◆ SET PROBLEM:
Search the listing below for the word "this" and copy each line that holds it.

Recorded data
--- Start ---
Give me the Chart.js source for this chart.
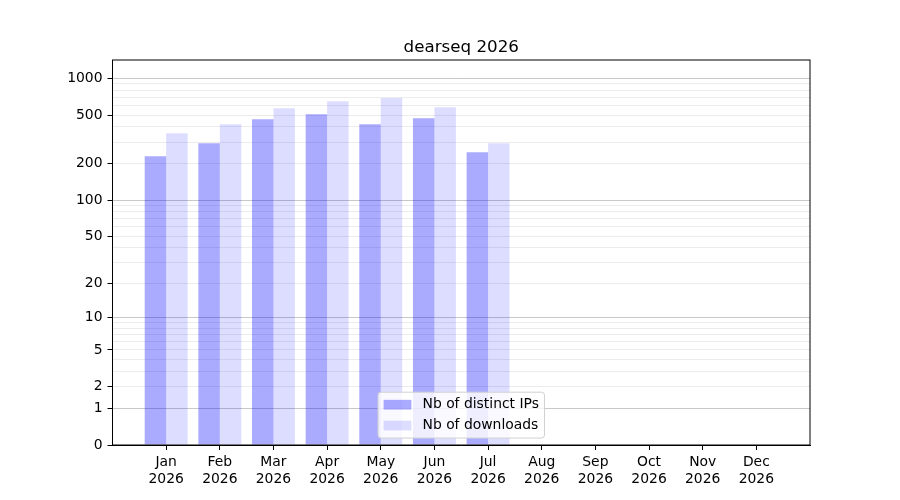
<!DOCTYPE html>
<html>
<head>
<meta charset="utf-8">
<script src="https://cdn.jsdelivr.net/npm/chart.js@4"></script>
<style>
  html, body { margin: 0; padding: 0; background: #fff; }
  #wrap { width: 900px; height: 500px; }
</style>
</head>
<body>
<div id="wrap"><canvas id="c" width="900" height="500"></canvas></div>
<script>
// ---- data ----
const title = 'dearseq 2026';
const months = ['Jan','Feb','Mar','Apr','May','Jun','Jul','Aug','Sep','Oct','Nov','Dec'];
const yearLabel = '2026';
const distinctIPs = [230, 294, 462, 508, 420, 471, 248];
const downloads   = [355, 420, 569, 649, 691, 579, 294];
const seriesNames = ['Nb of distinct IPs', 'Nb of downloads'];
const yLabeledTicks = [0, 1, 2, 5, 10, 20, 50, 100, 200, 500, 1000];
const yMajorGrid = [1, 10, 100, 1000];
const yGridTicks = [0,1,2,3,4,5,6,7,8,9,10,20,30,40,50,60,70,80,90,100,200,300,400,500,600,700,800,900,1000];
const yMax = 1413;

// ---- custom log(1+x) scale ----
class Log1pScale extends Chart.LinearScale {
  determineDataLimits() {
    this.min = this.options.min;
    this.max = this.options.max;
  }
  buildTicks() {
    return yGridTicks.map(v => ({ value: v }));
  }
  configure() {
    super.configure();
    this._lstart = Math.log10(this.min + 1);
    this._lrange = Math.log10(this.max + 1) - this._lstart;
  }
  getPixelForValue(v) {
    return this.getPixelForDecimal((Math.log10(v + 1) - this._lstart) / this._lrange);
  }
  getValueForPixel(p) {
    return Math.pow(10, this._lstart + this.getDecimalForPixel(p) * this._lrange) - 1;
  }
}
Log1pScale.id = 'log1p';
Log1pScale.defaults = Chart.LinearScale.defaults;
Chart.register(Log1pScale);

Chart.defaults.font.family = 'DejaVu Sans';
Chart.defaults.font.size = 13.9;
Chart.defaults.color = '#000';

const colIPs = 'rgba(0,0,255,0.333)';
const colDl  = 'rgba(0,0,255,0.133)';

const frame = {
  id: 'frame',
  afterDraw(chart) {
    const a = chart.chartArea, ctx = chart.ctx;
    ctx.save();
    ctx.strokeStyle = '#000';
    ctx.lineWidth = 1;
    ctx.strokeRect(a.left, a.top, a.right - a.left, a.bottom - a.top);
    ctx.fillStyle = '#000';
    ctx.font = '16.7px "DejaVu Sans"';
    ctx.textAlign = 'center';
    ctx.textBaseline = 'alphabetic';
    ctx.fillText(title, (a.left + a.right) / 2, a.top - 8.3);
    ctx.restore();
  }
};

const legendBox = {
  id: 'legendBox',
  afterDatasetsDraw(chart) {
    const a = chart.chartArea, ctx = chart.ctx;
    const fs = 13.9;
    ctx.save();
    ctx.font = fs + 'px "DejaVu Sans"';
    const tw = Math.max(...chart.data.datasets.map(d => ctx.measureText(d.label).width));
    const pad = 0.4 * fs, hl = 2.0 * fs, hh = 0.7 * fs, htp = 0.8 * fs, ls = 0.5 * fs;
    const n = chart.data.datasets.length;
    const w = pad + hl + htp + tw + pad;
    const h = pad * 2 + n * fs + (n - 1) * ls;
    const x0 = (a.left + a.right) / 2 - w / 2;
    const y0 = a.bottom - 0.5 * fs - h;
    const r = 3;
    ctx.beginPath();
    ctx.moveTo(x0 + r, y0);
    ctx.arcTo(x0 + w, y0, x0 + w, y0 + h, r);
    ctx.arcTo(x0 + w, y0 + h, x0, y0 + h, r);
    ctx.arcTo(x0, y0 + h, x0, y0, r);
    ctx.arcTo(x0, y0, x0 + w, y0, r);
    ctx.closePath();
    ctx.fillStyle = 'rgba(255,255,255,0.8)';
    ctx.fill();
    ctx.strokeStyle = '#d0d0d0';
    ctx.lineWidth = 1;
    ctx.stroke();
    chart.data.datasets.forEach((d, i) => {
      const cy = y0 + pad + fs / 2 + i * (fs + ls);
      ctx.fillStyle = d.backgroundColor;
      ctx.fillRect(x0 + pad, cy - hh / 2, hl, hh);
      ctx.fillStyle = '#000';
      ctx.textBaseline = 'middle';
      ctx.textAlign = 'left';
      ctx.fillText(d.label, x0 + pad + hl + htp, cy);
    });
    ctx.restore();
  }
};

new Chart(document.getElementById('c'), {
  type: 'bar',
  data: {
    datasets: [
      { label: seriesNames[0], data: distinctIPs.map((v, i) => ({ x: i, y: v })), backgroundColor: colIPs, borderWidth: 0 },
      { label: seriesNames[1], data: downloads.map((v, i) => ({ x: i, y: v })), backgroundColor: colDl, borderWidth: 0 }
    ]
  },
  options: {
    responsive: false,
    animation: false,
    devicePixelRatio: 1,
    categoryPercentage: 0.8,
    barPercentage: 1.0,
    layout: { padding: { left: 0, right: 90, top: 60, bottom: 0 } },
    plugins: {
      legend: { display: false },
      tooltip: { enabled: false },
      title: { display: false }
    },
    scales: {
      x: {
        type: 'linear',
        min: -1,
        max: 12,
        offset: false,
        afterBuildTicks(scale) { scale.ticks = months.map((m, i) => ({ value: i })); },
        afterFit(scale) { scale.height = 55; },
        ticks: {
          autoSkip: false,
          maxRotation: 0,
          padding: 4,
          callback: (v, i) => [months[i], yearLabel]
        },
        grid: { display: true, offset: false, drawOnChartArea: false, drawTicks: true, tickLength: 5, tickColor: '#000' },
        border: { display: true, color: '#000', width: 1 }
      },
      y: {
        type: 'log1p',
        min: 0,
        max: yMax,
        afterFit(scale) { scale.width = 112.5; },
        ticks: {
          autoSkip: false,
          padding: 5,
          callback: (v) => yLabeledTicks.includes(v) ? String(v) : ''
        },
        grid: {
          drawTicks: true,
          tickLength: 5,
          lineWidth: 1,
          color: (ctx) => {
            const v = ctx.tick ? ctx.tick.value : null;
            if (v === 0) return 'rgba(0,0,0,0)';
            return yMajorGrid.includes(v) ? '#c8c8c8' : '#ececec';
          },
          tickColor: (ctx) => {
            const v = ctx.tick ? ctx.tick.value : null;
            return yLabeledTicks.includes(v) ? '#000' : 'rgba(0,0,0,0)';
          }
        },
        border: { display: true, color: '#000', width: 1 }
      }
    }
  },
  plugins: [frame, legendBox]
});
</script>
</body>
</html>
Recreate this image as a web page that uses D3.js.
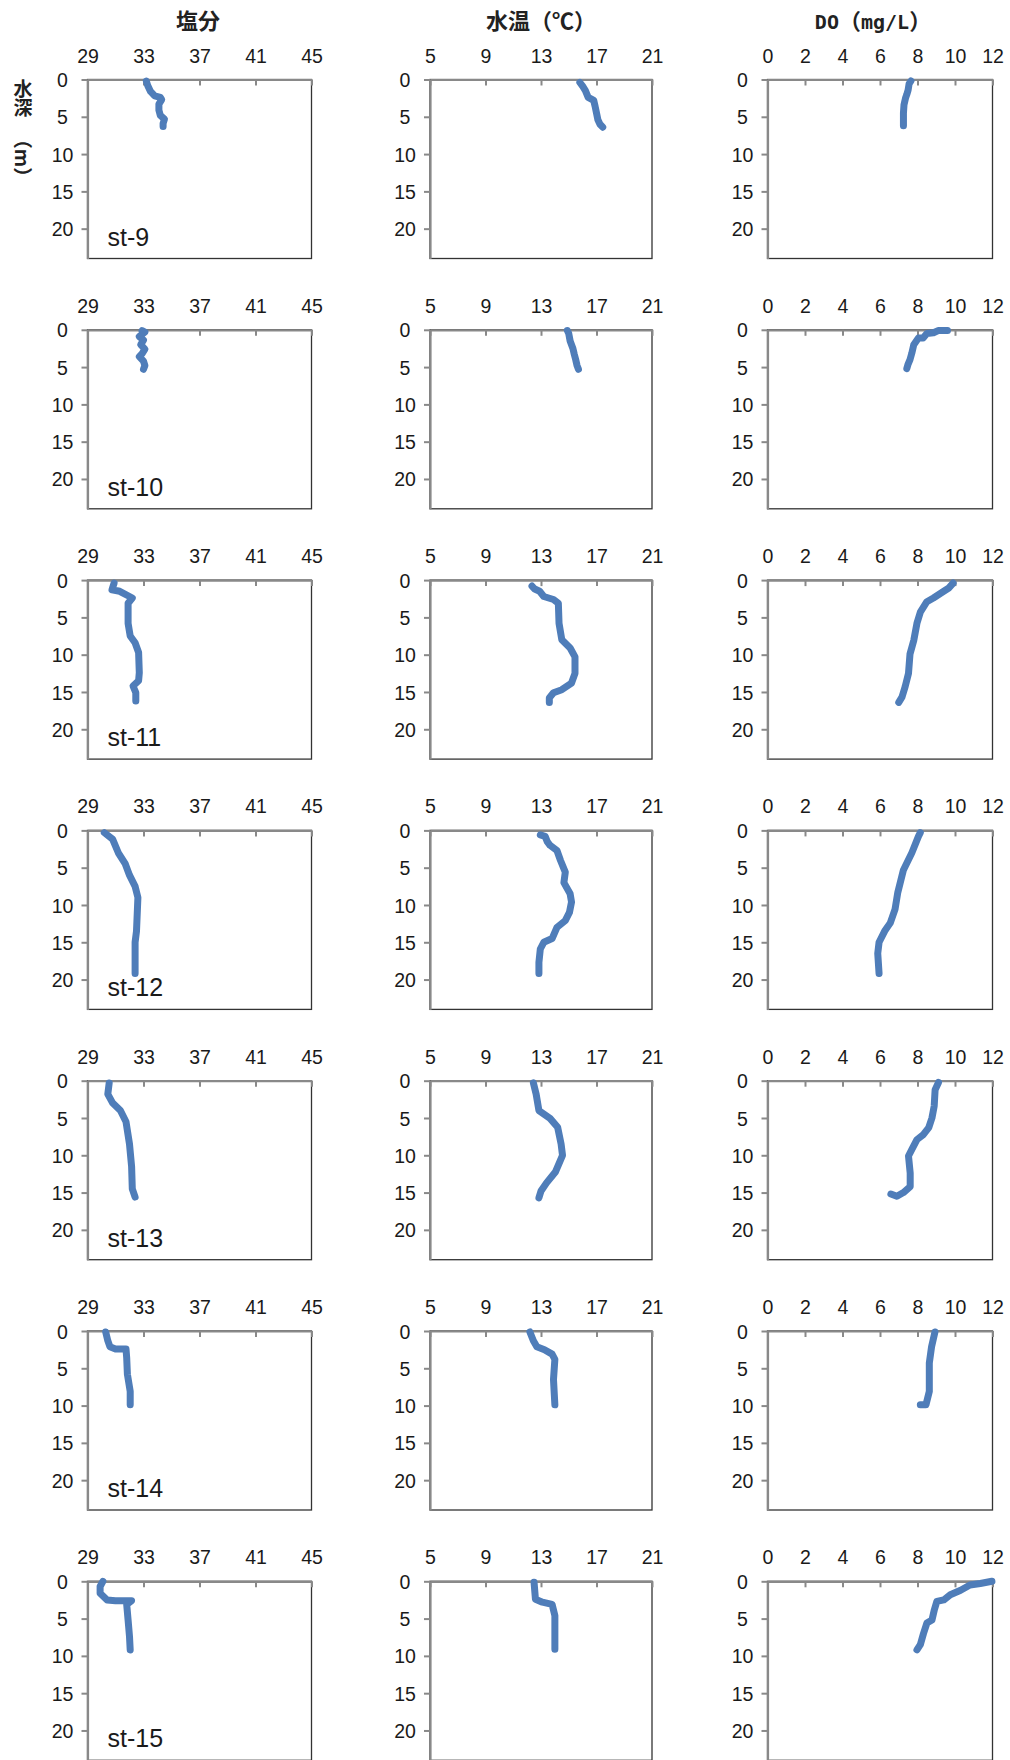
--- End ---
◆ EXERCISE RESPONSE:
Give me the Chart.js source for this chart.
    this.min = this.options.min;
    this.max = this.options.max;
    this._lstart = Math.log10(this.min + 1);
    this._lrange = Math.log10(this.max + 1) - this._lstart;
    return this.getPixelForDecimal((Math.log10(v + 1) - this._lstart) / this._lrange);
    return Math.pow(10, this._lstart + this.getDecimalForPixel(p) * this._lrange) - 1;
Recreate this image as a web page that uses D3.js.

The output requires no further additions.